## [Written task]
Take the data that follows and retype it word for word.

>>>

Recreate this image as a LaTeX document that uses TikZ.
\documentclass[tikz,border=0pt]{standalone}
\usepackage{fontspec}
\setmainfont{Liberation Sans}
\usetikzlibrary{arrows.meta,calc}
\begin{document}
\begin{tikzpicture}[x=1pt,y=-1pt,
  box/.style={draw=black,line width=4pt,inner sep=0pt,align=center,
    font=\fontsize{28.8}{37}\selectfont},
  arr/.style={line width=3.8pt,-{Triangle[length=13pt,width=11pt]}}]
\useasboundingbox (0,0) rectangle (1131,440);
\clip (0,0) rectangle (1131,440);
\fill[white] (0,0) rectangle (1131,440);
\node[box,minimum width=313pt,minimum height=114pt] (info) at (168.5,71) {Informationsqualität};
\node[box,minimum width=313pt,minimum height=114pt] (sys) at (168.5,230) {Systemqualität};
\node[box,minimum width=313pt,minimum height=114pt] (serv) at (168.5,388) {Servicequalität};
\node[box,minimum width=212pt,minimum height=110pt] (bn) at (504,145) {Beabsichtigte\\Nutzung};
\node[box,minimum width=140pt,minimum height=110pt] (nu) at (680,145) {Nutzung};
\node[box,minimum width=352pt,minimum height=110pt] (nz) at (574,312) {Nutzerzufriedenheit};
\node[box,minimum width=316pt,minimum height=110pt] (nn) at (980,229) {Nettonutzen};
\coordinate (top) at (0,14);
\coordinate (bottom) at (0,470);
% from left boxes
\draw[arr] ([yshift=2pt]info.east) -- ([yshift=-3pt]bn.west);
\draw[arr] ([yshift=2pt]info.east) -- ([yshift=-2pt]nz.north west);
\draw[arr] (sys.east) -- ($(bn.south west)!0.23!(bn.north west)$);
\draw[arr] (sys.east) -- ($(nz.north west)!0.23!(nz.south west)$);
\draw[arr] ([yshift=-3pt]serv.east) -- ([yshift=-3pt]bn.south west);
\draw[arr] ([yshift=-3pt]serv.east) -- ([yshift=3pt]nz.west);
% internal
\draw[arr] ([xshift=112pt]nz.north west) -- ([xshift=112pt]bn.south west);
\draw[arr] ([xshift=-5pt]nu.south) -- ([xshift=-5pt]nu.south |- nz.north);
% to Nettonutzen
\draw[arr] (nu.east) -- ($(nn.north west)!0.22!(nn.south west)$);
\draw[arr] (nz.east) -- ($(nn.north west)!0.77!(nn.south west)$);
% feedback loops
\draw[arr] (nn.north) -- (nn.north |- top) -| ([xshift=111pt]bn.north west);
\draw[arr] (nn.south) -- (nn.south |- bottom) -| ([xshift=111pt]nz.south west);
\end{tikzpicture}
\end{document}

<<<

## [Exercise output]
Recreate this image as a LaTeX document that uses TikZ.
\documentclass[tikz,border=0pt]{standalone}
\usepackage{fontspec}
\setmainfont{Liberation Sans}
\usetikzlibrary{arrows.meta,calc}
\begin{document}
\begin{tikzpicture}[x=1pt,y=-1pt,
  box/.style={draw=black,line width=4pt,inner sep=0pt,align=center,
    font=\fontsize{28.8}{37}\selectfont},
  arr/.style={line width=3.8pt,-{Triangle[length=13pt,width=11pt]}}]
\useasboundingbox (0,0) rectangle (1131,440);
\clip (0,0) rectangle (1131,440);
\fill[white] (0,0) rectangle (1131,440);
\node[box,minimum width=313pt,minimum height=114pt] (info) at (168.5,71) {Informationsqualität};
\node[box,minimum width=313pt,minimum height=114pt] (sys) at (168.5,230) {Systemqualität};
\node[box,minimum width=313pt,minimum height=114pt] (serv) at (168.5,388) {Servicequalität};
\node[box,minimum width=212pt,minimum height=110pt] (bn) at (504,145) {Beabsichtigte\\Nutzung};
\node[box,minimum width=140pt,minimum height=110pt] (nu) at (680,145) {Nutzung};
\node[box,minimum width=352pt,minimum height=110pt] (nz) at (574,312) {Nutzerzufriedenheit};
\node[box,minimum width=316pt,minimum height=110pt] (nn) at (980,229) {Nettonutzen};
\coordinate (top) at (0,14);
\coordinate (bottom) at (0,470);
% from left boxes
\draw[arr] ([yshift=2pt]info.east) -- ([yshift=-3pt]bn.west);
\draw[arr] ([yshift=2pt]info.east) -- ([yshift=-2pt]nz.north west);
\draw[arr] (sys.east) -- ($(bn.south west)!0.23!(bn.north west)$);
\draw[arr] (sys.east) -- ($(nz.north west)!0.23!(nz.south west)$);
\draw[arr] ([yshift=-3pt]serv.east) -- ([yshift=-3pt]bn.south west);
\draw[arr] ([yshift=-3pt]serv.east) -- ([yshift=3pt]nz.west);
% internal
\draw[arr] ([xshift=112pt]nz.north west) -- ([xshift=112pt]bn.south west);
\draw[arr] ([xshift=-5pt]nu.south) -- ([xshift=-5pt]nu.south |- nz.north);
% to Nettonutzen
\draw[arr] (nu.east) -- ($(nn.north west)!0.22!(nn.south west)$);
\draw[arr] (nz.east) -- ($(nn.north west)!0.77!(nn.south west)$);
% feedback loops
\draw[arr] (nn.north) -- (nn.north |- top) -| ([xshift=111pt]bn.north west);
\draw[arr] (nn.south) -- (nn.south |- bottom) -| ([xshift=111pt]nz.south west);
\end{tikzpicture}
\end{document}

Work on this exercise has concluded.